In time, pure Buddhism became corrupted, permeated with foreign philosophies and religions until it lost its atheistic character, beginning to speak of gods many, abandoned exclusive self-help in favor of God’s help, withdrew from its retirement from the world, taking more interest in the world and in saving others, and even began preaching an immediate passage into Paradise at death without the maze of transmigrations. With this foreign influence and after-thought revision of Buddhism, it is said now to be wonderfully like Christianity, so much so that it may be deemed a divine preparation for the gospel in Buddhist countries. This is like going through purgatory before death.

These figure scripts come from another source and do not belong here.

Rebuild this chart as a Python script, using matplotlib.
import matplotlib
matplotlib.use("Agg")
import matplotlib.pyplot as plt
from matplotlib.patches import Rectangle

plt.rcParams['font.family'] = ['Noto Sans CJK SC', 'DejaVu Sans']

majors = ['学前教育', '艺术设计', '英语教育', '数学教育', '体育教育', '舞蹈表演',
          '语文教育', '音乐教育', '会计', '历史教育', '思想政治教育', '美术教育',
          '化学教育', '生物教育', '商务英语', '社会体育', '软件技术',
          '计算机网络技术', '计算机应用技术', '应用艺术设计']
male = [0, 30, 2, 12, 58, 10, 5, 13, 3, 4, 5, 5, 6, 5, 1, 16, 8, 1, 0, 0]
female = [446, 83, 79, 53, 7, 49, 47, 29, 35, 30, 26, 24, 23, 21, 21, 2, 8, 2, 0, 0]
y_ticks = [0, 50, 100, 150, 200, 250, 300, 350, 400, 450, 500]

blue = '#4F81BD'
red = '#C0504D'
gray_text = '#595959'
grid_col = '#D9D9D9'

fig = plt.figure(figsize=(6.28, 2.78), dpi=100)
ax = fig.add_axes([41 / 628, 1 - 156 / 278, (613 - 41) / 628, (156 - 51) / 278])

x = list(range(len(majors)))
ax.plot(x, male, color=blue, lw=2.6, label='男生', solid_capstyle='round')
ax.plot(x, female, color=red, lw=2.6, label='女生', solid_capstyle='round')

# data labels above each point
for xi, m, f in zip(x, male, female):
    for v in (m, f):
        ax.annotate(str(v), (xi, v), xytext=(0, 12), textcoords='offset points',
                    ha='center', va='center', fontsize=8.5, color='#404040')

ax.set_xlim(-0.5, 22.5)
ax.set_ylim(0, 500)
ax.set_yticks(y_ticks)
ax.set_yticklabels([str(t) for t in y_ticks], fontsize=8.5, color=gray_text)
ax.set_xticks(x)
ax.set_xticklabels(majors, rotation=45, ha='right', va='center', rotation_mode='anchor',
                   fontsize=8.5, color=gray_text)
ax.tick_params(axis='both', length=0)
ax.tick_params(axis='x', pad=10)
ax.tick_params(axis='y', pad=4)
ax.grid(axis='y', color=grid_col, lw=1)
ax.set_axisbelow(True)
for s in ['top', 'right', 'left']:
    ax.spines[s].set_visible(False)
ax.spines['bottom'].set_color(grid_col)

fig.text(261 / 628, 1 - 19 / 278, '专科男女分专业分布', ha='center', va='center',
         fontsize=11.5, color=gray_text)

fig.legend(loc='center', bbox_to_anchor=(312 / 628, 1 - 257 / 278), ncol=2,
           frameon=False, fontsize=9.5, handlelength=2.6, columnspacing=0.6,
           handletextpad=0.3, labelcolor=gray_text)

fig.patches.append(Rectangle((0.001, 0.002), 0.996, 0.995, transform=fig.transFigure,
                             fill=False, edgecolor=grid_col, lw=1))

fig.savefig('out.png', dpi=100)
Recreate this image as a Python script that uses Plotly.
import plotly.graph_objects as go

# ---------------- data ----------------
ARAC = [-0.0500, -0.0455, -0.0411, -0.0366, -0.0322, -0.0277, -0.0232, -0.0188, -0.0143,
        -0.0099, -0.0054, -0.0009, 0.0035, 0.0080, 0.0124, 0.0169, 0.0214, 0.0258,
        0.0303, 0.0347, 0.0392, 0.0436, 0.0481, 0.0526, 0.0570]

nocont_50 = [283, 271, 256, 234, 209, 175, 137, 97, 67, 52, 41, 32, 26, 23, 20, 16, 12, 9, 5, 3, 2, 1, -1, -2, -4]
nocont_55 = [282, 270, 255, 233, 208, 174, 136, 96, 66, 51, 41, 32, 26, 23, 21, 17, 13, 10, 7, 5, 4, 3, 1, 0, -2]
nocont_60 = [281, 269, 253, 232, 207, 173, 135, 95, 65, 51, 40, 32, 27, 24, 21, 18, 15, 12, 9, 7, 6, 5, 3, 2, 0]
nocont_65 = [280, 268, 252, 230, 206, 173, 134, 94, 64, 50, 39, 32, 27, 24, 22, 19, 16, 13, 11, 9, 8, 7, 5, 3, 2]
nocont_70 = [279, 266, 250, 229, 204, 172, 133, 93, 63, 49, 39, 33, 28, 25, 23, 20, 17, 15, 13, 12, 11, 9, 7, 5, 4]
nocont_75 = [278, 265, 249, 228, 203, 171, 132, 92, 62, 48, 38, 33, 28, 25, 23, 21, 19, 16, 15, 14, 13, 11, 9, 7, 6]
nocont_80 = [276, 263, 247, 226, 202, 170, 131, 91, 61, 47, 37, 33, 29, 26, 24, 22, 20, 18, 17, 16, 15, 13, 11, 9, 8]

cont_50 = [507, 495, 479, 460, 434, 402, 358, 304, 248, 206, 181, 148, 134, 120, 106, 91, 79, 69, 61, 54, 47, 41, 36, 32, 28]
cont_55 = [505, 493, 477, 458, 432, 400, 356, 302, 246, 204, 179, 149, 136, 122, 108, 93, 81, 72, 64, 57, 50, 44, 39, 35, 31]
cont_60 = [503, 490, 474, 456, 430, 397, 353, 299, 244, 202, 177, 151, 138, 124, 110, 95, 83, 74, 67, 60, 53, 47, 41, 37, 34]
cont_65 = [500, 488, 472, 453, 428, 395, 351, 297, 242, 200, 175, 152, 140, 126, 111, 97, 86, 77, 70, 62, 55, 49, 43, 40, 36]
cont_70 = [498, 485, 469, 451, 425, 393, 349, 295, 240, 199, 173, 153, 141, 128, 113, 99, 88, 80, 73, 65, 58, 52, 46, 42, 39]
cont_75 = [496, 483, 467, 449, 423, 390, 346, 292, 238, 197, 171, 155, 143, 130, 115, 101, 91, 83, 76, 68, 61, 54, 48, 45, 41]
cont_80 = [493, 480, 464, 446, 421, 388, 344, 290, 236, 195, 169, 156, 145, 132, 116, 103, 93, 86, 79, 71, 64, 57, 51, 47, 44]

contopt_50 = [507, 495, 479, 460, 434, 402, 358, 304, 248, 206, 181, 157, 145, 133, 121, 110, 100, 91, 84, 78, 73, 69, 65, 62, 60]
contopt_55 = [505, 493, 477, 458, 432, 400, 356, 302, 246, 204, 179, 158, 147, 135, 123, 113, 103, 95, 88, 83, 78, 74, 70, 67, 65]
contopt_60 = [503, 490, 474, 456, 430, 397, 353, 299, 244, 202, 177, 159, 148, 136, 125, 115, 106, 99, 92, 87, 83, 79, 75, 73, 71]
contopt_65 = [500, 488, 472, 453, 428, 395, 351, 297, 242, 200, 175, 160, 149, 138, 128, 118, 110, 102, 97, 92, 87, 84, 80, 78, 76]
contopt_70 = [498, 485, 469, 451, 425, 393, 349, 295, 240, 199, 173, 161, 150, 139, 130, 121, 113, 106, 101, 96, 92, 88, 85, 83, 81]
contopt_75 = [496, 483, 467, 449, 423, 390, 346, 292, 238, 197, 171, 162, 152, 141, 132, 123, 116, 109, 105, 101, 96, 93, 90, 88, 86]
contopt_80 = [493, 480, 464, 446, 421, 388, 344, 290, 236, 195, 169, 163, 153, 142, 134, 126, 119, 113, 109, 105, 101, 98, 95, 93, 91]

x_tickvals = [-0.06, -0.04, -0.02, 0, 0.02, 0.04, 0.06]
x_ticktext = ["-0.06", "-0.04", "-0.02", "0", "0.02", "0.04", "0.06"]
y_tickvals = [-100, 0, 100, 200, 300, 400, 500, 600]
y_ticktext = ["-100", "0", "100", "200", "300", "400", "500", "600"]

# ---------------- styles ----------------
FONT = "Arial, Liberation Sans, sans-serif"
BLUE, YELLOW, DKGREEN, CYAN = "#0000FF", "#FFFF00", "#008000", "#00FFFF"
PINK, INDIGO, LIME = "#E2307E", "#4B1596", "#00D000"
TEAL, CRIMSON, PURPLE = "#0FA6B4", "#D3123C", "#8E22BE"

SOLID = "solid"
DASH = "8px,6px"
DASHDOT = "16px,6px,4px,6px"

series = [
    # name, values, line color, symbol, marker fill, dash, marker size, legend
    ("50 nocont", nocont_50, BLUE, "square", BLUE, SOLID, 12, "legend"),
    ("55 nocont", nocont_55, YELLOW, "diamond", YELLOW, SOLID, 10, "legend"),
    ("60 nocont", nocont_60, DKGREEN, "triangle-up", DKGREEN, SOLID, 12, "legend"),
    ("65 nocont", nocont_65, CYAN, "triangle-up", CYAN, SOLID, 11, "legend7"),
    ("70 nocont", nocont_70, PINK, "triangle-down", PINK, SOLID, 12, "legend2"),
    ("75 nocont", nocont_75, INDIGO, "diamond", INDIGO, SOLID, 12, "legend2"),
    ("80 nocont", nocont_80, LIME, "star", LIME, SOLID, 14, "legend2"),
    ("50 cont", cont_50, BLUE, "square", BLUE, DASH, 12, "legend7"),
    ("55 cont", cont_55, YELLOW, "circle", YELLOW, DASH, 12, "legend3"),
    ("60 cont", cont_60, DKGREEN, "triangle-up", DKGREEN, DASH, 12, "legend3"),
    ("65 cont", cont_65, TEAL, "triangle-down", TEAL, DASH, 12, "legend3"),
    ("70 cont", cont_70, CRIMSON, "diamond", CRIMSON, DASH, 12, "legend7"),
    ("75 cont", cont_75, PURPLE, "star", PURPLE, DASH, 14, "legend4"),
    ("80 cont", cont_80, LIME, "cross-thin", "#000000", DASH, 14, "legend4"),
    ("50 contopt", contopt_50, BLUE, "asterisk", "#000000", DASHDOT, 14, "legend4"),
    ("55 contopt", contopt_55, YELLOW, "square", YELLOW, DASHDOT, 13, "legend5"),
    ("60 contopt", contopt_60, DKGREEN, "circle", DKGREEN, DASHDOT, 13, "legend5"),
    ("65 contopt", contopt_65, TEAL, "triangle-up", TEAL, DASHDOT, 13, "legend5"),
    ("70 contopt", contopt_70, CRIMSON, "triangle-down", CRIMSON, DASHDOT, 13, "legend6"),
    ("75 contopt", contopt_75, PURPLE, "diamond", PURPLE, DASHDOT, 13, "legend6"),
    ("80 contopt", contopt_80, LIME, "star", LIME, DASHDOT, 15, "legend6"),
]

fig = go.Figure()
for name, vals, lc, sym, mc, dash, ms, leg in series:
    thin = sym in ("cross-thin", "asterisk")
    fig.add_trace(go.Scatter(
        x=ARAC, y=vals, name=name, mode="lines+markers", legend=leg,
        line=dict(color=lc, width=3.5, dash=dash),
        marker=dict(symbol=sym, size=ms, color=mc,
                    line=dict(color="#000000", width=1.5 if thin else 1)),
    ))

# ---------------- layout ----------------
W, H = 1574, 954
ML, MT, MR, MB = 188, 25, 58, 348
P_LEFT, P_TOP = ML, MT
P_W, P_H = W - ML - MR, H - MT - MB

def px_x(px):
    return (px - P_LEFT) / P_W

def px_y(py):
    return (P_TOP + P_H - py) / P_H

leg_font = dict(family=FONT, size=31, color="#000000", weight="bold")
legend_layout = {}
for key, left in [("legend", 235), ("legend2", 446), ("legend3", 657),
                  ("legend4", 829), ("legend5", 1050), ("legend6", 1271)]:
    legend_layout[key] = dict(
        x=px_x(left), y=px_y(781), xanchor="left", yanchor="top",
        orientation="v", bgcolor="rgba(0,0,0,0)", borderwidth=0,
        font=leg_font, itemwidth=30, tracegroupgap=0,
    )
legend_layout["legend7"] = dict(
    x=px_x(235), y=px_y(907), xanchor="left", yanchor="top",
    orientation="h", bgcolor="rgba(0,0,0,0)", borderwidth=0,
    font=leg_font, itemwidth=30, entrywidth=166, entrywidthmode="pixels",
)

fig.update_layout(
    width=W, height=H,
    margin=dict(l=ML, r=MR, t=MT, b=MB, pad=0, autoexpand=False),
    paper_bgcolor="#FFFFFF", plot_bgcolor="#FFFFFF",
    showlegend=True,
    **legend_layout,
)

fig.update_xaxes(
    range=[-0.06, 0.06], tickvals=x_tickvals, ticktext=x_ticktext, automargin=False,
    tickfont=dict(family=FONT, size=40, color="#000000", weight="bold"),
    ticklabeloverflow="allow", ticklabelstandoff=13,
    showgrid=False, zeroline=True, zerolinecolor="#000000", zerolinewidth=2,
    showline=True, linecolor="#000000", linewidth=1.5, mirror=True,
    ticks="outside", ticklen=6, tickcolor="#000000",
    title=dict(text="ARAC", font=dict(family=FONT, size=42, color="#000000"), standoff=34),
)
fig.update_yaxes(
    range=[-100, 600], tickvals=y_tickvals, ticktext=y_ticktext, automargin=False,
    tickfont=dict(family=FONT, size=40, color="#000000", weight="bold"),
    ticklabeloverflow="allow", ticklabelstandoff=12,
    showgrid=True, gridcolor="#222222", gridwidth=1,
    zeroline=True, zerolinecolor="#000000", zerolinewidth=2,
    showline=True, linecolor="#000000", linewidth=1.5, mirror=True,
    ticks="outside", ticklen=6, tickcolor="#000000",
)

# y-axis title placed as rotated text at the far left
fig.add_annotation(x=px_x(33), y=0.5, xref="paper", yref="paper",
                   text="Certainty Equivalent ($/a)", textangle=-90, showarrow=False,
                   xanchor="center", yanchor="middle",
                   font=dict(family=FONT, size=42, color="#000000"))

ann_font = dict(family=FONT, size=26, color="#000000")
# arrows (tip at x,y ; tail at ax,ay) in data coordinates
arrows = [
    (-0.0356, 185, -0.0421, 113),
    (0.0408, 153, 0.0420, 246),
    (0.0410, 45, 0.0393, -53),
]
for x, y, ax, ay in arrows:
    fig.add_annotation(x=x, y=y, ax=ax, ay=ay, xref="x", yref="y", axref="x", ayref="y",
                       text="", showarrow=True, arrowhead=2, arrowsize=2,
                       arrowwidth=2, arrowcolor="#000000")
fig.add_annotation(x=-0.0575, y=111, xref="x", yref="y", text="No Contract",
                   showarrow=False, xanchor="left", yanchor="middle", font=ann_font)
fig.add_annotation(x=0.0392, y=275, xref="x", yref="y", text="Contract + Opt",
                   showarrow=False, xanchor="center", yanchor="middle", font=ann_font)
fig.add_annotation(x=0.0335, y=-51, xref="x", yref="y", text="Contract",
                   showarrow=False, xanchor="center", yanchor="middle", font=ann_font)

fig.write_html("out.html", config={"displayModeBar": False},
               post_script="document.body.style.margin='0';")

The differences between Buddhism and Christianity are toto coelo. Buddhism is a quest for light, whereas Christ is the Light of the World. Its atheism gave way to pantheism; but the infinite, eternal, unchangeable, personal God finds no place in it. Buddhism has an endless succession of evil worlds, coming, evolving, declining, decaying, perishing, reviving, and all equally involved in misery, frustration, disillusionment, and transmutation. Christianity has a new heaven and a new earth after the present earth is destroyed by fire, a perfect, purified world wherein righteousness eternally dwells. Buddhism has the essential part of man moving through various conditions, in countless bodies of men and other creatures, to dwell in various hells and heavens with no progressive development, but a constant jumble of transmutations. Christianity holds to one bodily transformation in which at the resurrection our vile bodies are made like Christ’s glorious body. Buddhism tells men of their terrible misery and offers them the hope of billions of deaths in as many future existences. Christianity tells of deliverance from all miseries and of the free gift of God which is eternal life in Christ Jesus our Lord.